A white plaster body cast of a pregnant woman entombs her contrasting caramel face that lies motionless (asleep, alive, entranced?) against a white institutional wall. The Mother Mold process of casting pregnant people in domestic construction materials is revealed with sedimentary layers of wall plaster on gauze, on indigo silicone, on waxed skin. Mother Molds and Death Masks were plaster and wax molds of guillotined royalty used as a proto-photographic document to globalize democracy during the French Revolution. Today, these tourist attractions can be seen at Madame Taussaud’s wax museum alongside pop icons like pregnant Beyonce. A series of iconic rituals including mama spas and belly casts have developed as middle class maternity status symbols, but remain unrecognized by museums and “high” culture institutions. Using the same techniques and materials as the death masks, the recent “belly cast” vernacular sculpture technique (alongside the “maternity photo shoot”) is a procreative signal of craft agency and ceremonial motherhood.

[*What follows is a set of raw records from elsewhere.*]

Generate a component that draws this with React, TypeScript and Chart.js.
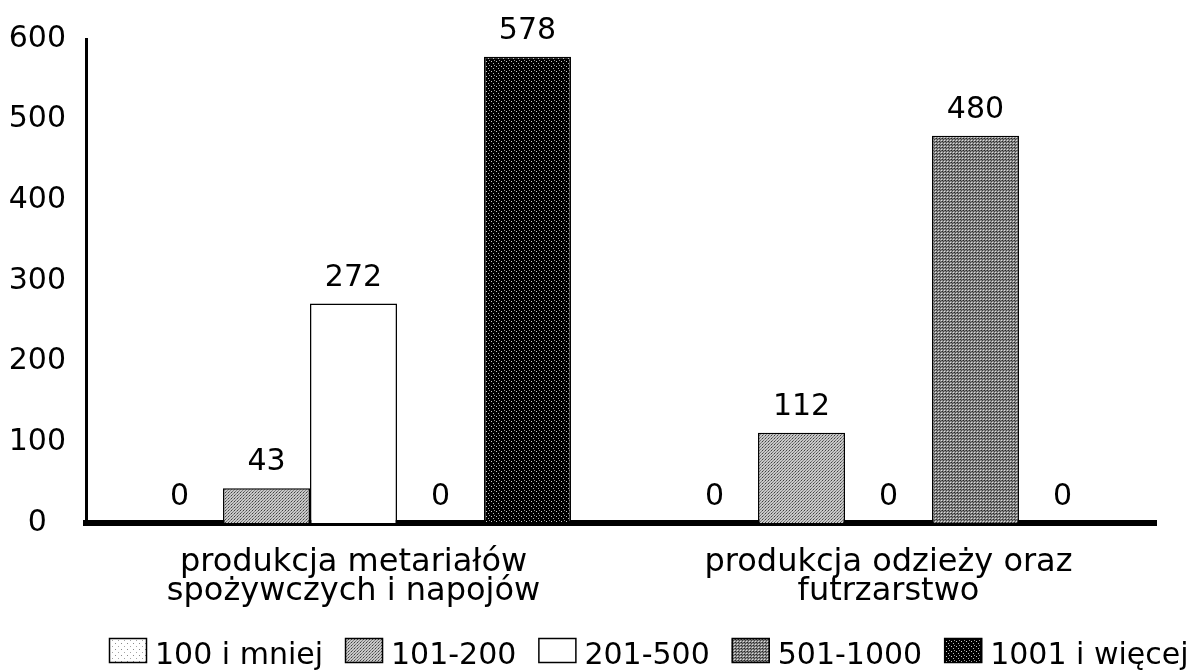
import { useEffect, useRef } from "react";
import { Chart, registerables } from "chart.js";

Chart.register(...registerables);

// Categories (two-line labels) and the size classes shown as series
const categories: string[][] = [
  ["produkcja metariałów", "spożywczych i napojów"],
  ["produkcja odzieży oraz", "futrzarstwo"],
];
const seriesNames = ["100 i mniej", "101-200", "201-500", "501-1000", "1001 i więcej"];

const values100 = [0, 0];
const values101 = [43, 112];
const values201 = [272, 0];
const values501 = [0, 480];
const values1001 = [578, 0];

const yMin = 0;
const yMax = 600;
const yStep = 100;

const FONT = '"DejaVu Sans", sans-serif';

type Dot = [number, number, string];

// Small repeating tiles imitate the printed hatch/stipple fills
function makePattern(size: number, bg: string, dots: Dot[]): CanvasPattern | string {
  const tile = document.createElement("canvas");
  tile.width = size;
  tile.height = size;
  const c = tile.getContext("2d");
  if (!c) return bg;
  c.fillStyle = bg;
  c.fillRect(0, 0, size, size);
  dots.forEach(([x, y, col]) => {
    c.fillStyle = col;
    c.fillRect(x, y, 1, 1);
  });
  return c.createPattern(tile, "repeat") || bg;
}

const valueLabels = {
  id: "valueLabels",
  afterDatasetsDraw(chart: any) {
    const { ctx } = chart;
    ctx.save();
    ctx.font = `30px ${FONT}`;
    ctx.fillStyle = "#000";
    ctx.textAlign = "center";
    ctx.textBaseline = "alphabetic";
    chart.data.datasets.forEach((ds: any, di: number) => {
      const meta = chart.getDatasetMeta(di);
      meta.data.forEach((bar: any, i: number) => {
        const v = ds.data[i];
        ctx.fillText(String(v), bar.x, bar.y - 18);
      });
    });
    ctx.restore();
  },
};

const bottomLegend = {
  id: "bottomLegend",
  afterDraw(chart: any) {
    const { ctx, chartArea } = chart;
    const boxW = 38;
    const boxH = 25;
    const boxTop = chart.height - 32;
    ctx.save();
    ctx.font = `30px ${FONT}`;
    ctx.textAlign = "left";
    ctx.textBaseline = "alphabetic";
    let x = chartArea.left + 23;
    chart.data.datasets.forEach((ds: any) => {
      ctx.fillStyle = ds.backgroundColor;
      ctx.fillRect(x, boxTop, boxW, boxH);
      ctx.strokeStyle = "#000";
      ctx.lineWidth = 1.5;
      ctx.strokeRect(x + 0.5, boxTop + 0.5, boxW - 1, boxH - 1);
      x += boxW + 8;
      ctx.fillStyle = "#000";
      ctx.fillText(ds.label, x, boxTop + boxH + 1);
      x += ctx.measureText(ds.label).width + 22;
    });
    ctx.restore();
  },
};

export default function App() {
  const ref = useRef<HTMLCanvasElement | null>(null);

  useEffect(() => {
    const canvas = ref.current;
    if (!canvas) return;

    const fills = [
      makePattern(6, "#ffffff", [
        [1, 1, "#8a8a8a"],
        [4, 4, "#a5a5a5"],
      ]),
      makePattern(3, "#c8c8c8", [
        [0, 0, "#404040"],
        [1, 2, "#707070"],
        [2, 1, "#858585"],
      ]),
      "#ffffff",
      makePattern(3, "#8a8a8a", [
        [0, 0, "#262626"],
        [1, 1, "#404040"],
        [2, 2, "#dddddd"],
        [2, 0, "#606060"],
      ]),
      makePattern(5, "#000000", [
        [1, 1, "#cccccc"],
        [3, 3, "#bbbbbb"],
        [4, 0, "#999999"],
      ]),
    ];

    const seriesValues = [values100, values101, values201, values501, values1001];

    const chart = new Chart(canvas, {
      type: "bar",
      data: {
        labels: categories,
        datasets: seriesNames.map((name, i) => ({
          label: name,
          data: seriesValues[i],
          backgroundColor: fills[i] as any,
          borderColor: "#000",
          borderWidth: 1.5,
          categoryPercentage: 0.813,
          barPercentage: 1.0,
        })),
      },
      options: {
        responsive: false,
        animation: false,
        layout: { padding: { top: 39, right: 41, bottom: 56, left: 0 } },
        plugins: {
          legend: { display: false },
          tooltip: { enabled: false },
        },
        scales: {
          x: {
            grid: { display: false, drawTicks: false },
            border: { display: true, color: "#000", width: 6 },
            ticks: {
              color: "#000",
              font: { family: FONT, size: 32, lineHeight: 0.92 },
              padding: 25,
              maxRotation: 0,
              autoSkip: false,
            },
            afterFit: (scale: any) => {
              scale.height = 91;
            },
          },
          y: {
            min: yMin,
            max: yMax,
            grid: { display: false, drawTicks: false },
            border: { display: true, color: "#000", width: 3 },
            ticks: {
              stepSize: yStep,
              color: "#000",
              crossAlign: "center",
              padding: 20,
              font: { family: FONT, size: 30 },
            },
            afterFit: (scale: any) => {
              scale.width = 86;
            },
          },
        },
      },
      plugins: [valueLabels, bottomLegend],
    });

    return () => chart.destroy();
  }, []);

  return (
    <div style={{ position: "absolute", left: 0, top: 0, width: 1197, height: 670, background: "#fff" }}>
      <canvas ref={ref} width={1197} height={670} />
    </div>
  );
}
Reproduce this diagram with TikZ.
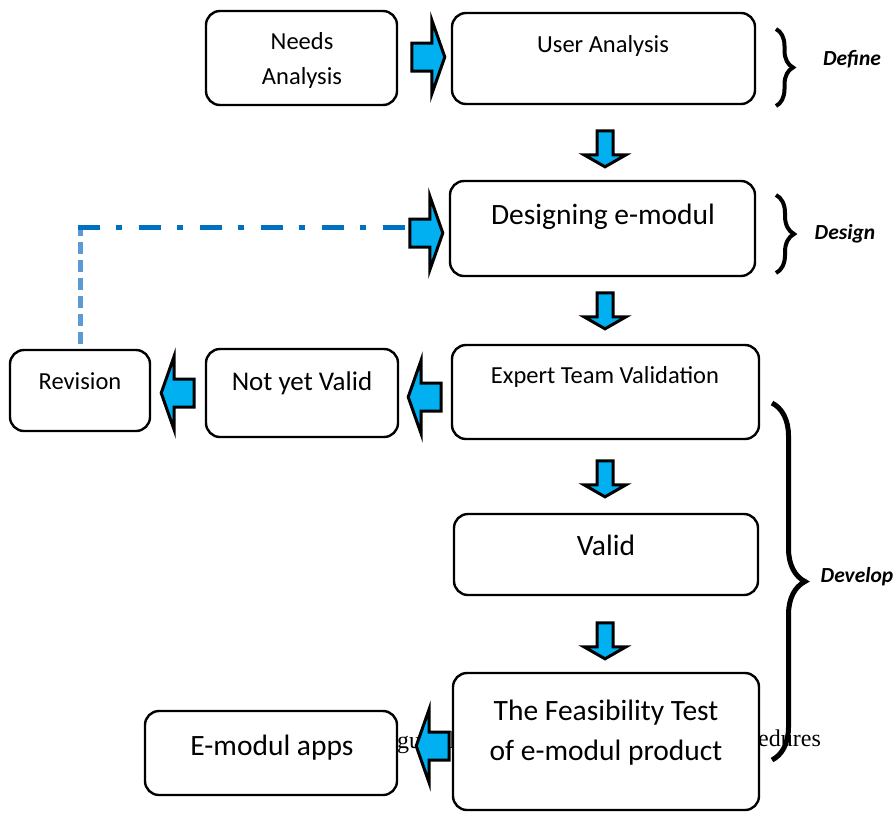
\documentclass[tikz,border=0pt]{standalone}
\usepackage{fontspec}
\setmainfont{Carlito}
\newfontfamily\capfont{Liberation Serif}
\usetikzlibrary{calc,decorations.pathreplacing}
\definecolor{arrowfill}{HTML}{00B0F0}
\definecolor{linkdark}{HTML}{0070C0}
\definecolor{linklight}{HTML}{5B9BD5}
\tikzset{
  box/.style={draw=black, line width=2.4pt, rounded corners=14pt, fill=white, inner sep=0pt},
  lbl/.style={anchor=base, inner sep=0pt},
  fs/.style={font=\fontsize{24.5}{29}\selectfont},
  fm/.style={font=\fontsize{27}{32}\selectfont},
  fl/.style={font=\fontsize{29.5}{35}\selectfont},
  tag/.style={font=\fontsize{21.5}{25}\selectfont\bfseries\itshape, anchor=base, inner sep=0pt},
  frag/.style={font=\capfont\fontsize{24}{28}\selectfont, anchor=base west, inner sep=0pt},
  blockline/.style={draw=black, fill=arrowfill, line width=3pt, line join=miter, miter limit=12},
  bracestyle/.style={decorate, decoration={brace, amplitude=#1}},
  rblock/.pic={\path[blockline] (0,0) -- (-13,-37) -- (-13,-14) -- (-33,-14) -- (-33,14) -- (-13,14) -- (-13,37) -- cycle;},
  dblock/.pic={\path[blockline] (0,0) -- (-21,-12) -- (-8,-12) -- (-8,-36) -- (8,-36) -- (8,-12) -- (21,-12) -- cycle;}
}
\begin{document}
\begin{tikzpicture}[x=1pt,y=-1pt]
\useasboundingbox (0,0) rectangle (893,812);
\fill[white] (0,0) rectangle (893,812);

% caption fragments showing behind the boxes
\node[frag] (fragA) at (397,748) {gu};
\node[frag] (fragB) at (449,748) {l};
\node[frag] (fragC) at (758,746) {edures};

% boxes
\node[box, minimum width=191, minimum height=94] (needs) at (301.5,58) {};
\node[box, minimum width=303, minimum height=91] (user) at (603.5,58.5) {};
\node[box, minimum width=305, minimum height=95] (design) at (602.5,228.5) {};
\node[box, minimum width=307, minimum height=94] (expert) at (605.5,392) {};
\node[box, minimum width=192, minimum height=88] (notyet) at (302,393) {};
\node[box, minimum width=140, minimum height=81] (revision) at (80,390.5) {};
\node[box, minimum width=304, minimum height=81] (valid) at (606,554.5) {};
\node[box, minimum width=306, minimum height=137] (feas) at (606,741.5) {};
\node[box, minimum width=252, minimum height=84] (emod) at (271,753) {};

% box texts
\node[lbl,fs] (needsA) at (302,49) {Needs};
\node[lbl,fs] (needsB) at (302,84) {Analysis};
\node[lbl,fs] (userT) at (603,52) {User Analysis};
\node[lbl,fl] (designT) at (603,224.5) {Designing e-modul};
\node[lbl,fs] (expertT) at (605,383) {Expert Team Validation};
\node[lbl,fm] (notyetT) at (302,390) {Not yet Valid};
\node[lbl,fs] (revisionT) at (80,389) {Revision};
\node[lbl,fl] (validT) at (606,555.5) {Valid};
\node[lbl,fl] (feasA) at (606,720.5) {The Feasibility Test};
\node[lbl,fl] (feasB) at (606,760.5) {of e-modul product};
\node[lbl,fl] (emodT) at (272,755.5) {E-modul apps};

% revision feedback line
\coordinate (revtop) at ($(revision.north)+(0,-5)$);
\coordinate (corner) at (revtop |- 0,227);
\coordinate (backend) at ($(design.west)+(-38,-1.5)$);
\draw[linklight, line width=5pt, dash pattern=on 12pt off 6pt] (revtop) -- (corner);
\draw[linkdark, line width=5pt, dash pattern=on 22pt off 16pt on 6pt off 17pt] ($(corner)+(-2.5,0)$) -- (backend);

% block arrows
\pic at ($(user.west)+(-6,-1.5)$) {rblock};
\pic at ($(design.north)+(2.5,-13)$) {dblock};
\pic at ($(design.west)+(-6,4.5)$) {rblock};
\pic at ($(expert.north)+(-0.5,-15)$) {dblock};
\pic[rotate=180] at ($(notyet.east)+(9,4)$) {rblock};
\pic[rotate=180] at ($(revision.east)+(10,2.5)$) {rblock};
\pic at ($(valid.north)+(-1,-16)$) {dblock};
\pic at ($(feas.north)+(-1,-13)$) {dblock};
\pic[rotate=180] at ($(emod.east)+(18,-7)$) {rblock};

% braces and phase labels
\draw[bracestyle=17pt, line width=4pt] (776,29) -- (776,106);
\draw[bracestyle=18pt, line width=4pt] (776,195) -- (776,273);
\draw[bracestyle=33pt, line width=5pt] (772,403) -- (772,760);
\node[tag] (define) at (852,65.5) {Define};
\node[tag] (designtag) at (845,239.5) {Design};
\node[tag] (develop) at (857,582) {Develop};
\end{tikzpicture}
\end{document}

The Fissured suite of photographs are a polyptych altarpiece (9 photographs) depicting the Mama Spa Botanica process where black and brown pregnant people cast their pregnant bodies in vernacular Mother Mold belly casts, in collaboration with the artist and their reproductive health allies. Medically described, a fissure is an anatomical cleft or tear often associated with trauma during pregnancy. Architecturally, a fissure is the texture most commonly applied to asbestos drop ceiling tiles found in institutional settings including hospitals- often the last image a black or brown mother will see before delivering her child, and the first image a baby sees at birth.
The Linea Negra series photographs (2008-present) documents the inception of gender, power and race structures from slogans, slang, maxims and "old wives tales" to internalized, institutional violence. The works celebrate the melanin line appearing during gestation (most prominent in women of color) as a biological pieta; the first biographical mark on the procreative body and the first sign of our creative humanity.